Dylan16807 · on Oct 29, 2012

All you've done here is take the 'hidden in pi' argument and customized it. If you are only making a sample of random mp3s you have a statistically zero chance of infringing on anything. If you make a thorough set of X-length mp3s then the actual infringement is in the url, because a datastore that has every number is equivalent to one that has no numbers--it's really just an encryption algorithm between url data and mp3 data.

randomdata · on Oct 29, 2012

If (b) and (c) can be considered derivative works, then should a low-bit hash of (a) not also be considered a derivative? If a given hashing algorithm says the hash of Metallica's latest hit is 42, have I just broken the law by posting this?

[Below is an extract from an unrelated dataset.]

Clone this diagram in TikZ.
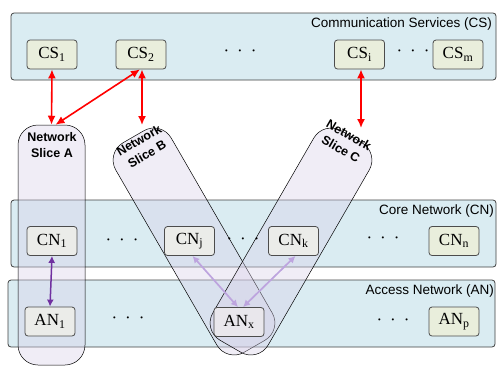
\documentclass[tikz,border=0pt]{standalone}
\usepackage{fontspec}
\newfontfamily\labfont{Liberation Sans}
\newfontfamily\boxfont{Liberation Serif}
\usetikzlibrary{arrows.meta}
\definecolor{bandfill}{HTML}{DAECF2}
\definecolor{boxfill}{HTML}{E9EEDC}
\definecolor{boxinfill}{HTML}{EBECE9}
\definecolor{boxxfill}{HTML}{E9E7EC}
\definecolor{slicefill}{HTML}{D8D0E8}
\definecolor{darkpurple}{HTML}{7030A0}
\definecolor{lightpurple}{HTML}{BDA4DE}
\newcommand\mydots{\textperiodcentered\hspace{8pt}\textperiodcentered\hspace{8pt}\textperiodcentered}
\begin{document}
\begin{tikzpicture}[x=1pt,y=-1pt,
  band/.style={draw=black!75, fill=bandfill, rounded corners=3pt, line width=0.8pt, inner sep=0pt},
  box/.style={draw=black!70, fill=boxfill, rounded corners=3pt, line width=0.8pt, minimum width=50pt, minimum height=29pt, inner sep=0pt, font=\boxfont\fontsize{17}{19}\selectfont},
  boxin/.style={box, fill=boxinfill},
  boxx/.style={box, fill=boxxfill},
  slice/.style={draw=black, line width=0.5pt, fill=slicefill, fill opacity=0.38, rounded corners=20pt, inner sep=0pt},
  slicetext/.style={font=\labfont\bfseries\fontsize{12.5}{16}\selectfont, align=center, inner sep=0pt},
  bandlabel/.style={font=\labfont\fontsize{13.5}{15}\selectfont, anchor=east, inner sep=0pt},
  dotsnode/.style={font=\boxfont\fontsize{17}{19}\selectfont, inner sep=0pt},
  redarrow/.style={draw=red, line width=1.6pt, {Latex[length=9pt,width=8pt]}-{Latex[length=9pt,width=8pt]}},
  purplearrow/.style={draw=darkpurple, line width=1.5pt, {Latex[length=7pt,width=7pt]}-{Latex[length=7pt,width=7pt]}},
  lightarrow/.style={draw=lightpurple, line width=1.7pt, {Latex[length=7pt,width=7pt]}-{Latex[length=7pt,width=7pt]}}]
\useasboundingbox (0,0) rectangle (497,365);

% bands
\node[band, minimum width=485, minimum height=67] (csband) at (253.5,46.5) {};
\node[band, minimum width=485, minimum height=67] (cnband) at (253.5,233.5) {};
\node[band, minimum width=487, minimum height=67] (anband) at (251.5,313.5) {};

\node[bandlabel] (cslabel) at (492,24) {Communication Services (CS)};
\node[bandlabel] (cnlabel) at (494,211) {Core Network (CN)};
\node[bandlabel] (anlabel) at (494,291) {Access Network (AN)};

% slices
\node[slice, minimum width=67, minimum height=240] (sliceA) at (51.5,245) {};
\node[slice, minimum width=64, minimum height=242, rotate=30] (sliceB) at (194,241.5) {};
\node[slice, minimum width=64, minimum height=242, rotate=-30] (sliceC) at (291,241.5) {};

\node[slicetext] (labA) at (52,145) {Network\\Slice A};
\node[slicetext, rotate=30] (labB) at (143,147) {Network\\Slice B};
\node[slicetext, rotate=-30] (labC) at (345,142) {Network\\Slice C};

% boxes
\node[box] (CS1) at (52,54.5) {CS\textsubscript{1}};
\node[box] (CS2) at (141,54.5) {CS\textsubscript{2}};
\node[box] (CSi) at (359.5,54.5) {CS\textsubscript{i}};
\node[box] (CSm) at (458,54.5) {CS\textsubscript{m}};

\node[boxin] (CN1) at (52,241) {CN\textsubscript{1}};
\node[boxin] (CNj) at (189.5,241) {CN\textsubscript{j}};
\node[boxin] (CNk) at (293.5,241) {CN\textsubscript{k}};
\node[box] (CNn) at (454,241) {CN\textsubscript{n}};

\node[boxin] (AN1) at (50,321.5) {AN\textsubscript{1}};
\node[boxx] (ANx) at (239,322) {AN\textsubscript{x}};
\node[box] (ANp) at (454,321.5) {AN\textsubscript{p}};

% dots
\node[dotsnode] (dcs1) at (240,53) {\mydots};
\node[dotsnode] (dcs2) at (413,53) {\mydots};
\node[dotsnode] (dcn1) at (122,242) {\mydots};
\node[dotsnode] (dcn2) at (243,241) {\mydots};
\node[dotsnode] (dcn3) at (383,240) {\mydots};
\node[dotsnode] (dan1) at (128,320) {\mydots};
\node[dotsnode] (dan2) at (393,322) {\mydots};

% red arrows
\coordinate (Btop) at (142,125);
\coordinate (Ctop) at (361,128);
\draw[redarrow] (CS1.south) -- (sliceA.north);
\draw[redarrow] ([xshift=-1pt]CS2.south) -- ([xshift=4pt]sliceA.north);
\draw[redarrow] (CS2.south -| Btop) -- (Btop);
\draw[redarrow] (CSi.south -| Ctop) -- (Ctop);

% purple arrows
\draw[purplearrow] (CN1.south) -- (AN1.north);
\draw[lightarrow] ([xshift=3pt]CNj.south) -- ([xshift=-1pt]ANx.north);
\draw[lightarrow] ([xshift=2pt]CNk.south) -- ([xshift=4pt]ANx.north);
\end{tikzpicture}
\end{document}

Dylan16807 · on Oct 29, 2012

It's not just a yes/no on derivation, the amount of information present in the derivative data matters. If you hashed every 32 bits individually then you would be infringing, but one hash for the whole thing is fine.

lmm · on Oct 29, 2012

I've read an argument that the law has considered a five(?)-note sequence enough to identify one song as a derivative of another - and given reasonable estimates for the "space" of possible 3-minute tunes, and the number of (copyrighted) songs currently in existence, there's a significant chance that a "random" new song will be legally considered a derivative of some existing song.

Of course, here we come back to the "color" of bits; one is unlikely to be prosecuted for "copying" a song one has never heard. Though cases like My Sweet Lord are enough to give one pause.